But London hasn't always been like this of course - and just a week ago there was another trip here. Originally it would have been the trip on which I wrote about how painful and harrowing things were, but illness and re-arranged flights have changed things - strangely for the better. This left us with half a journey to London booked, which meant a Saturday afternoon departure from home. On arrival we checked into the Hilton Paddington - a hotel I'd always wanted to visit, and which I'd ended up getting an absurdly good deal on. It was by far the best hotel we'd visited during the trip - a beautiful haze of art deco features and furnishings, a curved staircase leading to a period frieze, and rooms which echoed the same heyday of the Great Western Railway perfectly. We settled into this immediately. It was our kind of place.

Inside the Hilton it's still inter-war London....
Inside the Hilton it's still inter-war London....

The purpose of the trip was to take in a comedy show in Wandsworth. I've walked these environs before in search of William Kent, and I knew that this wasn't going to be a salubrious jaunt. We took the bus as far as the ludicrous but oddly interesting ski-ramp roof of Vauxhall bus station, and negotiated the crossings to Wandsworth Road. Passing the hulk of New Covent Garden Flower Market, I reminisced about my 2004 wanderings here to find the address of Kent's father's print works. As we made further progress, side-streets stood out - Larkhall Park, sharing a name with one of his street addresses. Wandsworth has changed little in the intervening eight years - except for the area immediately around Vauxhall. Rebranded St.George's Wharf, an absurd skyscraper is beginnning to loom above a modern, waterfront development which rivals anything the north bank has to offer. But a walk south into the Local Authority blocks sees a distinct cultural and demographic shift. The Lost Theatre is tucked into a curious, modern building - a small but well-equipped venue which puts the audience close to the performer. The audience was a little sparser than I expected - but this provided a perfect, conversational air to Andy Zaltzman's performance. Despite asserting that he's "not a banter-based comedian", his set was gently interactive despite hauling in some of his 'greatest hits' too - including the sprawlingly silly, and very funny tale of "Mickey Paintbrush".

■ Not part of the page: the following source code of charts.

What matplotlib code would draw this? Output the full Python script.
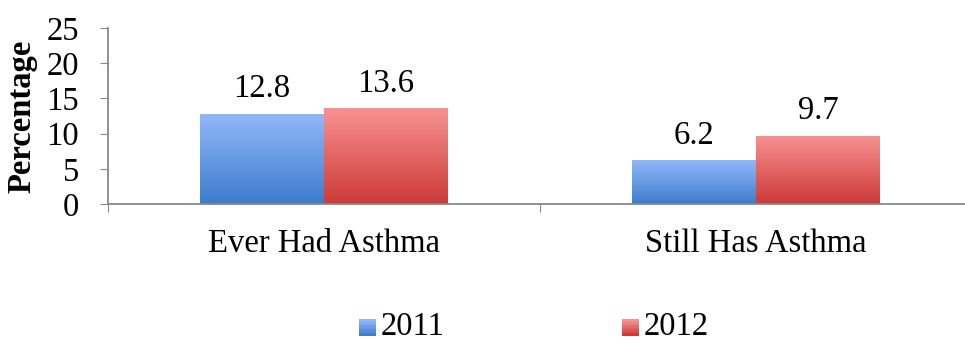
import matplotlib.pyplot as plt
import matplotlib.colors as mcolors
import numpy as np
from matplotlib.legend_handler import HandlerBase
from matplotlib.patches import Rectangle

categories = ["Ever Had Asthma", "Still Has Asthma"]
years = ["2011", "2012"]
values_2011 = [12.8, 6.2]
values_2012 = [13.6, 9.7]

grad_colors = {
    "2011": ("#92b8f9", "#3d7ccc"),
    "2012": ("#f79292", "#cc3a37"),
}

plt.rcParams["font.family"] = ["Liberation Serif", "DejaVu Serif"]
FS = 23.5


class GradientHandler(HandlerBase):
    def __init__(self, top, bottom):
        super().__init__()
        self.top, self.bottom = top, bottom

    def create_artists(self, legend, orig_handle, xdescent, ydescent, width, height, fontsize, trans):
        cmap = mcolors.LinearSegmentedColormap.from_list("g", [self.bottom, self.top])
        n = 12
        size = width
        x0 = -xdescent
        y0 = -ydescent - 2
        arts = []
        for i in range(n):
            r = Rectangle((x0, y0 + size * i / n), size, size / n + 0.3,
                          facecolor=cmap(i / (n - 1)), edgecolor="none", transform=trans)
            arts.append(r)
        return arts


fig = plt.figure(figsize=(9.65, 3.45), dpi=100)
ax = fig.add_axes([108 / 965, 141 / 345, 864 / 965, 176 / 345])

centers = np.arange(len(categories)) + 0.5
bw = 0.287
grad = np.linspace(1, 0, 256).reshape(-1, 1)

handles = []
for k, (yr, vals) in enumerate(zip(years, [values_2011, values_2012])):
    xs = centers + (k - 0.5) * bw
    bars = ax.bar(xs, vals, width=bw, color="none", edgecolor="none", label=yr)
    cmap = mcolors.LinearSegmentedColormap.from_list(yr, [grad_colors[yr][1], grad_colors[yr][0]])
    for b, v in zip(bars, vals):
        x0 = b.get_x()
        im = ax.imshow(grad, extent=[x0, x0 + bw, 0, v], cmap=cmap, aspect="auto", zorder=2)
        im.set_clip_path(b)
        ax.annotate(f"{v}", (x0 + bw / 2, v), xytext=(0, 7), textcoords="offset points",
                    ha="center", va="bottom", fontsize=FS)
    handles.append(bars)

ax.set_xlim(0, 2)
ax.set_ylim(0, 25)
ax.set_yticks([0, 5, 10, 15, 20, 25])
ax.tick_params(axis="y", labelsize=FS, length=6, color="#888888", pad=15)
ax.set_xticks([0, 1, 2])
ax.set_xticklabels([])
ax.set_xticks(centers, minor=True)
ax.set_xticklabels(categories, minor=True)
ax.tick_params(axis="x", which="major", length=6, color="#888888")
ax.tick_params(axis="x", which="minor", length=0, labelsize=FS, pad=18)
for s in ["top", "right"]:
    ax.spines[s].set_visible(False)
for s in ["left", "bottom"]:
    ax.spines[s].set_color("#888888")
    ax.spines[s].set_linewidth(1.3)
ax.set_ylabel("Percentage", fontsize=FS, fontweight="bold", labelpad=6)

leg = fig.legend(handles, years, loc="center", bbox_to_anchor=(534 / 965, 1 - 327 / 345),
                 ncol=2, frameon=False, fontsize=FS, columnspacing=5.45,
                 handlelength=0.5, handleheight=0.5, handletextpad=0.15,
                 borderpad=0.1,
                 handler_map={handles[0]: GradientHandler(*grad_colors["2011"]),
                              handles[1]: GradientHandler(*grad_colors["2012"])})

fig.savefig("out.png", dpi=100)
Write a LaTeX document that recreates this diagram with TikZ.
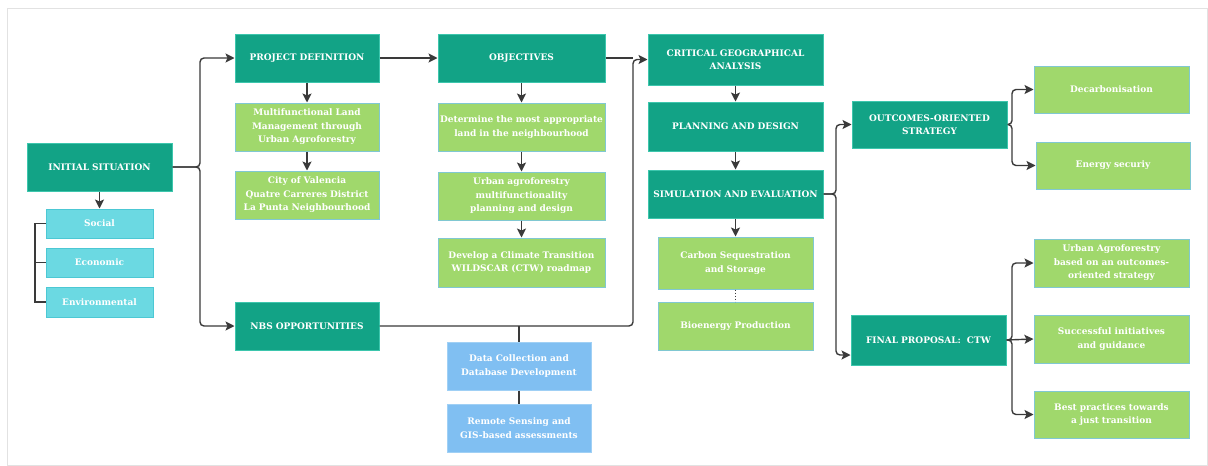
\documentclass[tikz,border=0pt]{standalone}
\usepackage{fontspec}
\setmainfont{DejaVu Serif}
\usetikzlibrary{arrows.meta}
\definecolor{teal1}{HTML}{12A386}
\definecolor{tealb}{HTML}{3DC6AD}
\definecolor{green1}{HTML}{A0D86C}
\definecolor{greenb}{HTML}{80C8D2}
\definecolor{cyan1}{HTML}{6BD9E2}
\definecolor{cyanb}{HTML}{4CC8D4}
\definecolor{blue1}{HTML}{80BFF2}
\definecolor{blueb}{HTML}{A0D0F5}
\definecolor{linec}{HTML}{3A3A3A}
\definecolor{framec}{HTML}{E2E2E2}
\newcommand\bx[7]{\node[#6, minimum width={(#4-#2)*1pt}, minimum height={(#5-#3)*1pt}, text width={(#4-#2-2)*1pt}] (#1) at ({(#2+#4)/2},{(#3+#5)/2}) {#7};}
\tikzset{
  box/.style={draw, line width=1pt, inner sep=0pt, align=center, text=white, font=\fontsize{9}{13.5}\selectfont\bfseries},
  tealbox/.style={box, fill=teal1, draw=tealb},
  greenbox/.style={box, fill=green1, draw=greenb},
  cyanbox/.style={box, fill=cyan1, draw=cyanb},
  bluebox/.style={box, fill=blue1, draw=blueb},
  conn/.style={draw=linec, line width=1.4pt},
  arr/.style={conn, -{Stealth[length=9pt,width=9pt,inset=2pt]}},
}
\begin{document}
\begin{tikzpicture}[x=1pt,y=-1pt]
\useasboundingbox (0,0) rectangle (1208,466);
\fill[white] (0,0) rectangle (1208,466);
\draw[framec, line width=1pt] (7,8) rectangle (1207,465);
% boxes
\bx{init}{27}{143}{172}{191}{tealbox}{INITIAL SITUATION}
\bx{social}{46}{209}{153}{238}{cyanbox}{Social}
\bx{econ}{46}{248}{153}{277}{cyanbox}{Economic}
\bx{env}{46}{287}{153}{317}{cyanbox}{Environmental}
\bx{pd}{235}{34}{379}{82}{tealbox}{PROJECT DEFINITION}
\bx{mf}{235}{103}{379}{151}{greenbox}{Multifunctional Land\\Management through\\Urban Agroforestry}
\bx{city}{235}{171}{379}{219}{greenbox}{City of Valencia\\Quatre Carreres District\\La Punta Neighbourhood}
\bx{nbs}{235}{302}{379}{350}{tealbox}{NBS OPPORTUNITIES}
\bx{obj}{438}{34}{605}{82}{tealbox}{OBJECTIVES}
\bx{det}{438}{103}{605}{151}{greenbox}{Determine the most appropriate\\land in the neighbourhood}
\bx{urb}{438}{172}{605}{220}{greenbox}{Urban agroforestry\\multifunctionality\\planning and design}
\bx{dev}{438}{238}{605}{287}{greenbox}{Develop a Climate Transition\\WILDSCAR (CTW) roadmap}
\bx{data}{447}{342}{591}{390}{bluebox}{Data Collection and\\Database Development}
\bx{rem}{447}{404}{591}{452}{bluebox}{Remote Sensing and\\GIS-based assessments}
\bx{cga}{648}{34}{823}{85}{tealbox}{CRITICAL GEOGRAPHICAL\\ANALYSIS}
\bx{plan}{648}{102}{823}{151}{tealbox}{PLANNING AND DESIGN}
\bx{sim}{648}{170}{823}{218}{tealbox}{SIMULATION AND EVALUATION}
\bx{carb}{658}{237}{813}{289}{greenbox}{Carbon Sequestration\\and Storage}
\bx{bio}{658}{302}{813}{350}{greenbox}{Bioenergy Production}
\bx{out}{852}{101}{1007}{148}{tealbox}{OUTCOMES-ORIENTED\\STRATEGY}
\bx{fin}{851}{315}{1006}{365}{tealbox}{FINAL PROPOSAL:\ \ CTW}
\bx{dec}{1034}{66}{1189}{113}{greenbox}{Decarbonisation}
\bx{ene}{1036}{142}{1190}{189}{greenbox}{Energy securiy}
\bx{ua}{1034}{239}{1189}{287}{greenbox}{Urban Agroforestry\\based on an outcomes-\\oriented strategy}
\bx{suc}{1034}{315}{1189}{363}{greenbox}{Successful initiatives\\and guidance}
\bx{best}{1034}{391}{1189}{438}{greenbox}{Best practices towards\\a just transition}
% junction coordinates
\coordinate (j0) at (35,0);
\coordinate (f1) at (200,0);
\coordinate (f2) at (633,0);
\coordinate (f3) at (519,0);
\coordinate (f4) at (836,0);
\coordinate (f5) at (1012,0);
% connectors
\draw[arr] (init.south) -- (social.north);
\draw[conn] (social.west) -- (social.west -| j0) -- (env.west -| j0) -- (env.west);
\draw[conn] (econ.west -| j0) -- (econ.west);
\draw[arr, rounded corners=4pt] (init.east) -- (init.east -| f1) -- (pd.west -| f1) -- (pd.west);
\draw[arr, rounded corners=4pt] (init.east) -- (init.east -| f1) -- (nbs.west -| f1) -- (nbs.west);
\draw[arr] (pd.east) -- (obj.west);
\draw[arr] (pd.south) -- (mf.north);
\draw[arr] (mf.south) -- (city.north);
\draw[arr] (obj.south) -- (det.north);
\draw[arr] (det.south) -- (urb.north);
\draw[arr] (urb.south) -- (dev.north);
\draw[arr, rounded corners=4pt] (nbs.east) -- (nbs.east -| f2) -- (cga.west -| f2) -- (cga.west);
\draw[conn] (obj.east) -- (obj.east -| f2);
\draw[conn] (nbs.east -| f3) -- (data.north -| f3);
\draw[conn] (data.south -| f3) -- (rem.north -| f3);
\draw[arr] (cga.south) -- (plan.north);
\draw[arr] (plan.south) -- (sim.north);
\draw[arr] (sim.south) -- (carb.north);
\draw[draw=linec, line width=1pt, dotted] (carb.south) -- (bio.north);
\draw[arr, rounded corners=4pt] (sim.east) -- (sim.east -| f4) -- (out.west -| f4) -- (out.west);
\draw[arr, rounded corners=4pt] (sim.east) -- (sim.east -| f4) -- ([yshift=-15pt]fin.west -| f4) -- ([yshift=-15pt]fin.west);
\draw[arr, rounded corners=4pt] (out.east) -- (out.east -| f5) -- (dec.west -| f5) -- (dec.west);
\draw[arr, rounded corners=4pt] (out.east) -- (out.east -| f5) -- (ene.west -| f5) -- (ene.west);
\draw[arr, rounded corners=4pt] (fin.east) -- (fin.east -| f5) -- (ua.west -| f5) -- (ua.west);
\draw[arr] (fin.east) -- (suc.west);
\draw[arr, rounded corners=4pt] (fin.east) -- (fin.east -| f5) -- (best.west -| f5) -- (best.west);
\end{tikzpicture}
\end{document}
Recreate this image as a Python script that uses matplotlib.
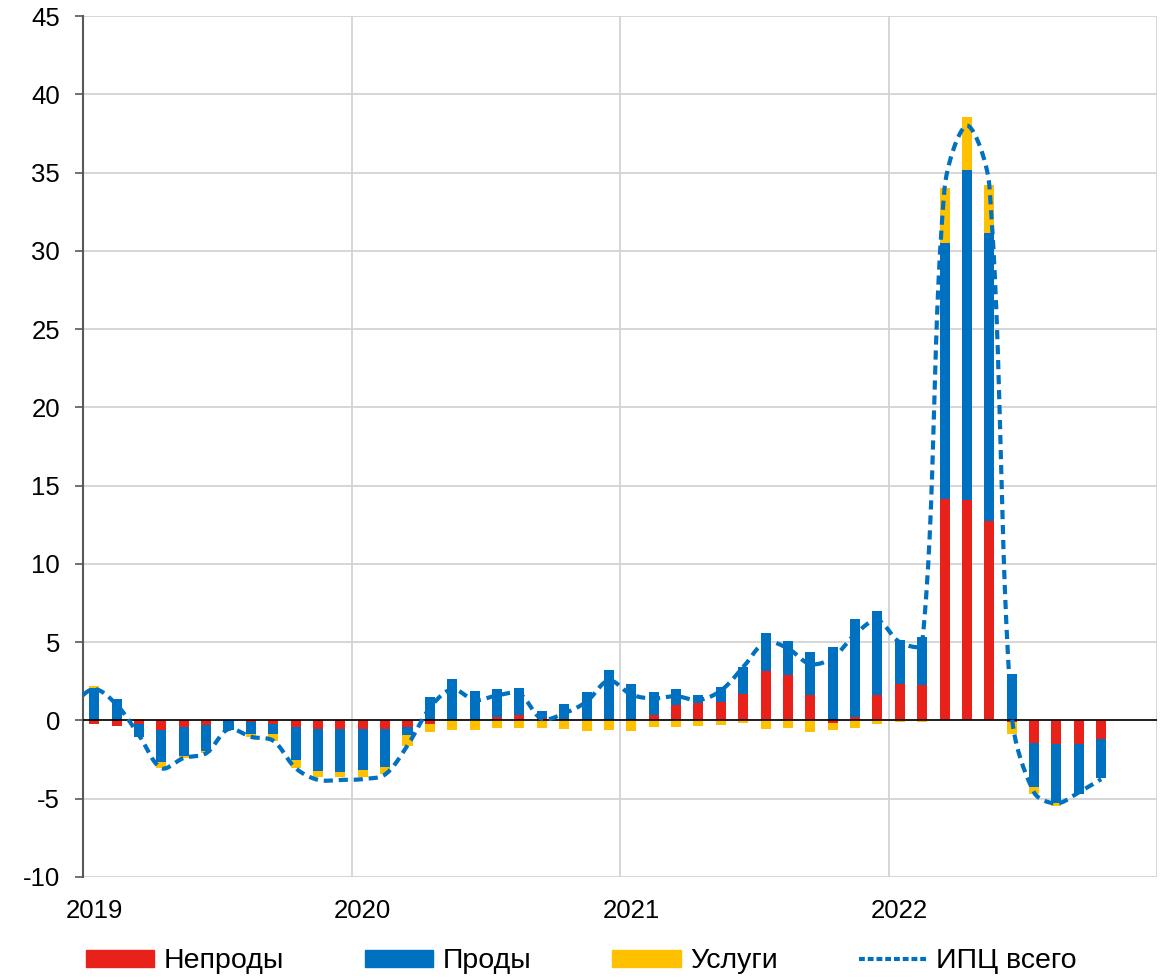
import matplotlib
matplotlib.use("Agg")
import matplotlib.pyplot as plt
import numpy as np
from matplotlib.lines import Line2D
from matplotlib.patches import Patch

plt.rcParams['font.family'] = ['Liberation Sans', 'DejaVu Sans']
plt.rcParams['axes.unicode_minus'] = False

# monthly contributions, Jan 2019 .. Oct 2022
neprody = [-0.2, -0.35, -0.2, -0.6, -0.45, -0.3, 0.0, -0.12, -0.25, -0.45, -0.57, -0.57,
           -0.57, -0.57, -0.45, -0.2, 0.0, 0.0, 0.2, 0.35, 0.17, 0.06, 0.0, 0.0,
           0.0, 0.36, 0.96, 1.09, 1.15, 1.66, 3.15, 2.92, 1.62, -0.15, 0.23, 1.62,
           2.35, 2.27, 14.15, 14.07, 12.75, -0.13, -1.47, -1.49, -1.53, -1.21]
prody = [2.1, 1.35, -0.85, -2.05, -1.83, -1.65, -0.62, -0.77, -0.64, -2.09, -2.64, -2.75,
         -2.6, -2.43, -0.49, 1.5, 2.62, 1.9, 1.81, 1.75, 0.43, 0.96, 1.83, 3.2,
         2.35, 1.43, 1.04, 0.53, 0.96, 1.77, 2.45, 2.15, 2.72, 4.7, 6.22, 5.39,
         2.78, 3.07, 16.33, 21.09, 18.39, 2.94, -2.77, -3.81, -3.17, -2.49]
uslugi = [0.07, 0.05, 0.1, -0.4, -0.15, -0.15, 0.05, -0.15, -0.43, -0.53, -0.43, -0.32,
          -0.47, -0.45, -0.7, -0.53, -0.62, -0.62, -0.51, -0.51, -0.51, -0.57, -0.66, -0.62,
          -0.66, -0.45, -0.4, -0.34, -0.28, -0.15, -0.57, -0.51, -0.77, -0.47, -0.47, -0.23,
          -0.08, -0.13, 3.52, 3.39, 3.04, -0.74, -0.43, -0.15, 0.0, 0.0]
# total CPI, Dec 2018 .. Oct 2022
cpi = [1.0, 2.0, 1.0, -0.95, -3.05, -2.4, -2.1, -0.55, -1.05, -1.3, -3.05, -3.8, -3.8,
       -3.75, -3.45, -1.6, 0.8, 2.0, 1.3, 1.6, 1.7, 0.1, 0.45, 1.2, 2.55,
       1.65, 1.4, 1.55, 1.3, 1.9, 3.4, 5.0, 4.6, 3.6, 4.0, 5.5, 6.4,
       5.0, 4.9, 34.0, 38.0, 34.2, 0.4, -4.6, -5.3, -4.6, -3.75]
years = ['2019', '2020', '2021', '2022']

series = [("Непроды", neprody, '#E8211A'),
          ("Проды", prody, '#0070C0'),
          ("Услуги", uslugi, '#FFC000')]


def smooth_line(xd, yd, sx, sy, n=30):
    """Excel-like smoothing: cubic Bezier segments built in screen space."""
    p = np.column_stack([np.asarray(xd, float) * sx, np.asarray(yd, float) * sy])
    t = np.linspace(0, 1, n)[1:, None]
    pts = [p[0]]
    for i in range(len(p) - 1):
        p0 = p[i - 1] if i > 0 else p[i]
        p1, p2 = p[i], p[i + 1]
        p3 = p[i + 2] if i + 2 < len(p) else p[i + 1]
        d01 = np.linalg.norm(p1 - p0)
        d12 = np.linalg.norm(p2 - p1)
        d23 = np.linalg.norm(p3 - p2)
        c1 = p1 + (p2 - p0) * d12 / (3 * (d01 + d12))
        c2 = p2 - (p3 - p1) * d12 / (3 * (d12 + d23))
        seg = ((1 - t) ** 3 * p1 + 3 * (1 - t) ** 2 * t * c1
               + 3 * (1 - t) * t ** 2 * c2 + t ** 3 * p2)
        pts.extend(seg)
    pts = np.array(pts)
    return pts[:, 0] / sx, pts[:, 1] / sy


fig_w, fig_h = 11.7, 9.77
ax_rect = [0.071, 0.1024, 0.918, 0.8812]
fig = plt.figure(figsize=(fig_w, fig_h), dpi=100)
ax = fig.add_axes(ax_rect)
xmin, xmax, ymin, ymax = 0, 48, -10, 45

x = np.arange(len(neprody)) + 0.5
pos_base = np.zeros(len(x))
neg_base = np.zeros(len(x))
for name, vals, color in series:
    v = np.asarray(vals)
    bottom = np.where(v >= 0, pos_base, neg_base)
    ax.bar(x, v, width=0.45, bottom=bottom, color=color, zorder=3)
    pos_base += np.where(v >= 0, v, 0)
    neg_base += np.where(v < 0, v, 0)

sx = fig_w * 100 * ax_rect[2] / (xmax - xmin)
sy = fig_h * 100 * ax_rect[3] / (ymax - ymin)
lx, ly = smooth_line(np.arange(len(cpi)) - 0.5, cpi, sx, sy)
ax.plot(lx, ly, color='#0070C0', lw=3, ls=(0, (2.2, 1.4)), zorder=4)

ax.axhline(0, color='black', lw=1.2, zorder=3.5)

ax.set_xlim(xmin, xmax)
ax.set_ylim(ymin, ymax)
ax.set_yticks(np.arange(-10, 46, 5))
ax.set_xticks([0.5, 12.5, 24.5, 36.5])
ax.set_xticklabels(years)
ax.set_xticks([0, 12, 24, 36, 48], minor=True)
ax.grid(axis='y', color='#D0D0D0', lw=1.2, zorder=0)
ax.grid(axis='x', which='minor', color='#D0D0D0', lw=1.2, zorder=0)
ax.tick_params(axis='x', which='both', length=0, labelsize=18.5, pad=16)
ax.tick_params(axis='y', length=5.5, width=1.2, color='#595959', labelsize=18.5, pad=11)
for s in ['top', 'right', 'bottom']:
    ax.spines[s].set_visible(False)
ax.spines['left'].set_color('#595959')
ax.spines['left'].set_linewidth(1.5)

handles = [Patch(color=c) for _, _, c in series]
handles.append(Line2D([0], [0], color='#0070C0', lw=3, ls=(0, (1.4, 0.7))))
labels = [n for n, _, _ in series] + ["ИПЦ всего"]
fig.legend(handles, labels, loc='center', bbox_to_anchor=(0.497, 0.016), ncol=4,
           frameon=False, fontsize=20.5, handlelength=2.4, handleheight=0.52,
           handletextpad=0.32, columnspacing=2.85)

fig.savefig('out.png', dpi=100)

Heading back on the bus, it's good to be out of the cold evening and watching the lights of the city rising as we head north again towards Vauxhall. A quick change here sees us on a 436 heading along Park Lane, the hotels and car dealerships glittering in the winter night, while taxis line up to take people home from the whirling, gaudy fairground rides which are still operating in Hyde Park. It's strange to be arriving at the front of the Hilton and walking up the red carpet into the beautifully appointed reception hall, and even stranger not to be heading into the station for the ride home. There is a sense of luxury, not least at the extra days which seem endless now, and which mean that an early morning trip to Heathrow tomorrow can be deferred. London has rarely seemed so intimately scaled, so rich with possibilities and options for future visits. I think about my plan to head back into the city after the Heathrow trip - at this point almost a week away - and it still seems like the best possible idea...

Arriving at Paddington in uncommon style...
Arriving at Paddington in uncommon style...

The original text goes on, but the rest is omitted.